Marcas podem contemplar 60 anos de diferença em seu público?
Em um filme antigo que deve passar na sessão da tarde de vez em quando (“Ensina-me a viver”) um jovem obcecado com a morte redescobre a vida no convívio amoroso com Maude, uma mulher de 79 anos. A troca é prazerosa e vital a ambos, à despeito de como o mundo externo lhes julga.
E uma marca, pode planejar-se para todos, convivendo bem na estratégia públicos muito distintos? Não existe uma resposta única para essa pergunta. Cada caso é um caso.
A marca é um agregado de associações que cada consumidor faz em relação a um símbolo. A marca é, portanto, única para cada pessoa, ainda que a empresa centralize as mensagens e deseje que a marca seja uniforme nos corações e mentes. A elasticidade de públicos que podem se interessar pelas mesmas associações planejadas é uma medida empírica, cada marca e empresa aceita e planeja a sua.
Tomemos o Itaú: o que impede que seja o banco dos jovens e também o banco dos setentões? Nada. As associações pretendidas por um banco são amplas: solidez, transparência, segurança, presença, “caring” – elementos que convivem bem em públicos díspares.

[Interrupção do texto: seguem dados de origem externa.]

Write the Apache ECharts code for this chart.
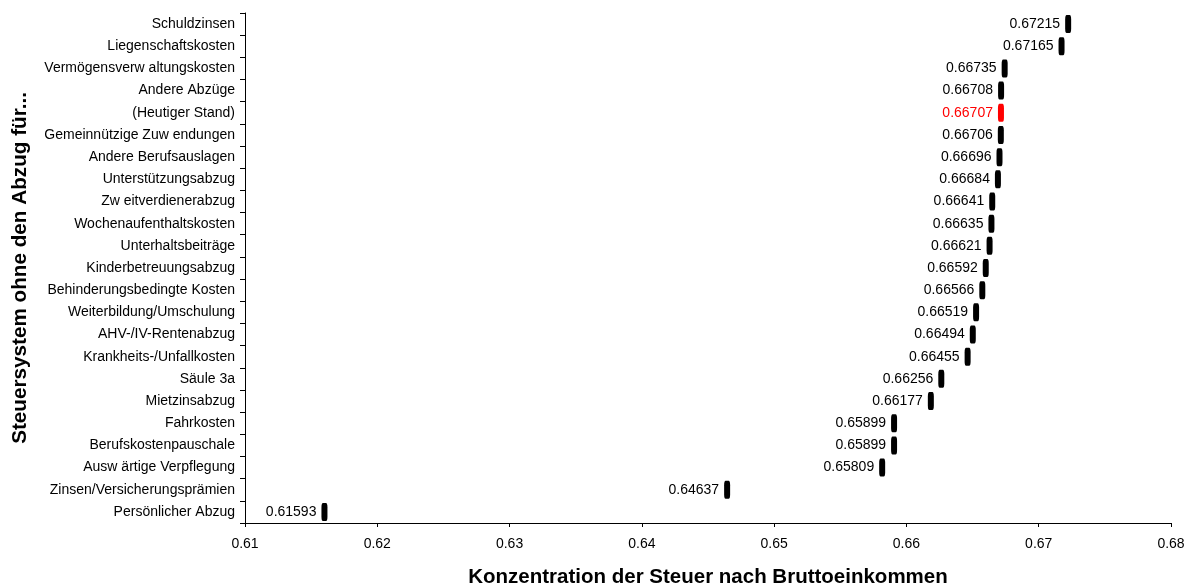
<!DOCTYPE html>
<html>
<head>
<meta charset="utf-8">
<style>
html,body{margin:0;padding:0;background:#fff;}
#chart{width:1193px;height:586px;}
</style>
<script src="https://cdn.jsdelivr.net/npm/echarts@6/dist/echarts.min.js"></script>
</head>
<body>
<div id="chart"></div>
<script>
// Categories listed top to bottom
const categories = [
  "Schuldzinsen",
  "Liegenschaftskosten",
  "Vermögensverw altungskosten",
  "Andere Abzüge",
  "(Heutiger Stand)",
  "Gemeinnützige Zuw endungen",
  "Andere Berufsauslagen",
  "Unterstützungsabzug",
  "Zw eitverdienerabzug",
  "Wochenaufenthaltskosten",
  "Unterhaltsbeiträge",
  "Kinderbetreuungsabzug",
  "Behinderungsbedingte Kosten",
  "Weiterbildung/Umschulung",
  "AHV-/IV-Rentenabzug",
  "Krankheits-/Unfallkosten",
  "Säule 3a",
  "Mietzinsabzug",
  "Fahrkosten",
  "Berufskostenpauschale",
  "Ausw ärtige Verpflegung",
  "Zinsen/Versicherungsprämien",
  "Persönlicher Abzug"
];
const values = [
  0.67215, 0.67165, 0.66735, 0.66708, 0.66707, 0.66706, 0.66696, 0.66684,
  0.66641, 0.66635, 0.66621, 0.66592, 0.66566, 0.66519, 0.66494, 0.66455,
  0.66256, 0.66177, 0.65899, 0.65899, 0.65809, 0.64637, 0.61593
];
const highlightCategory = "(Heutiger Stand)";
const xTicks = [0.61, 0.62, 0.63, 0.64, 0.65, 0.66, 0.67, 0.68];
const xTitle = "Konzentration der Steuer nach Bruttoeinkommen";
const yTitle = "Steuersystem ohne den Abzug für...";

const FONT = '"Liberation Sans", Arial, sans-serif';

const seriesData = values.map((v, i) => {
  const hi = categories[i] === highlightCategory;
  const col = hi ? '#ff0000' : '#000000';
  return {
    value: [v, i],
    itemStyle: { color: col, opacity: 1 },
    label: { color: col }
  };
});

const chart = echarts.init(document.getElementById('chart'), null, { renderer: 'canvas' });
chart.setOption({
  animation: false,
  backgroundColor: '#ffffff',
  grid: { left: 245, right: 22, top: 13, bottom: 63, containLabel: false, outerBoundsMode: 'none' },
  xAxis: {
    type: 'value',
    min: xTicks[0],
    max: xTicks[xTicks.length - 1],
    interval: 0.01,
    name: xTitle,
    nameLocation: 'middle',
    nameGap: 44,
    nameTextStyle: { fontFamily: FONT, fontSize: 20.5, fontWeight: 'bold', color: '#000' },
    axisLine: { show: true, lineStyle: { color: '#000', width: 1 } },
    axisTick: { show: true, inside: false, length: 4, lineStyle: { color: '#000' } },
    axisLabel: {
      fontFamily: FONT, fontSize: 14, color: '#000', margin: 14,
      formatter: v => v.toFixed(2)
    },
    splitLine: { show: false }
  },
  yAxis: {
    type: 'category',
    data: categories,
    inverse: true,
    boundaryGap: true,
    name: yTitle,
    nameLocation: 'middle',
    nameGap: 214,
    nameRotate: 90,
    nameTextStyle: { fontFamily: FONT, fontSize: 20.7, fontWeight: 'bold', color: '#000' },
    axisLine: { show: true, lineStyle: { color: '#000', width: 1 } },
    axisTick: { show: true, inside: false, length: 5, alignWithLabel: false, lineStyle: { color: '#000' } },
    axisLabel: { fontFamily: FONT, fontSize: 14, color: '#000', margin: 10, interval: 0 },
    splitLine: { show: false }
  },
  series: [{
    type: 'scatter',
    data: seriesData,
    symbol: 'roundRect',
    symbolSize: [6, 18],
    symbolOffset: [1, 0],
    itemStyle: { opacity: 1 },
    label: {
      show: true,
      position: 'left',
      distance: 5,
      fontFamily: FONT,
      fontSize: 14,
      color: '#000',
      formatter: p => p.value[0].toFixed(5)
    }
  }]
});
</script>
</body>
</html>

Vejamos a Renner: uma marca de moda pode servir a senhoras de 80 anos e universitárias de 20? É muito mais difícil. Moda é estilo de vida e a marca é uma ferramenta simbólica de construção de quem se é. Poucas mulheres (talvez as mais retrôs…) desejariam usar as mesmas marcas que suas mães usam, quanto mais as que suas avós usam. Assim, é difícil pensarmos marcas de moda abordando públicos tão diversos e se o fizerem talvez seja justamente para se posicionar no contraste, uma estratégia até comum nesse setor.
E a Danone? Bom, uma marca de iogurte, algo que se bebe dos 8 aos 80, ainda que em doses e tipos diferentes, fora restrições nutricionais, pode muito bem reunir públicos divergentes. Uma marca mais genérica, como a água Bonafont, certamente pode, pois água é um bem que nos une na necessidade, mais que nos separa. Já para uma marca especialista em necessidades de uma fase da vida, como a Densia, não faz nenhum sentido pensar nos mais jovens.
E como se posicionar também para os mais velhos pode afetar a atitude pretendida pela marca? Uma marca que deseja imprimir um mood contemporâneo pode abranger públicos diversos? Eu diria que sim. Diversidade é um valor contemporâneo. Historicamente, muitas marcas abraçaram a diversidade sexual e racial como bandeira, desde as históricas campanhas da Benetton. A diversidade etária é a que menos tem sido abordada – e justamente por conta disso pode constituir uma estratégia interessante.
Como o adolescente Harold do filme, talvez as marcas tenham algo a ganhar se associando com as muitas Maudes maduras que existem nessa vida e que não são hoje o “target” (na linguagem curiosamente belicosa que se usa em relação aos consumidores).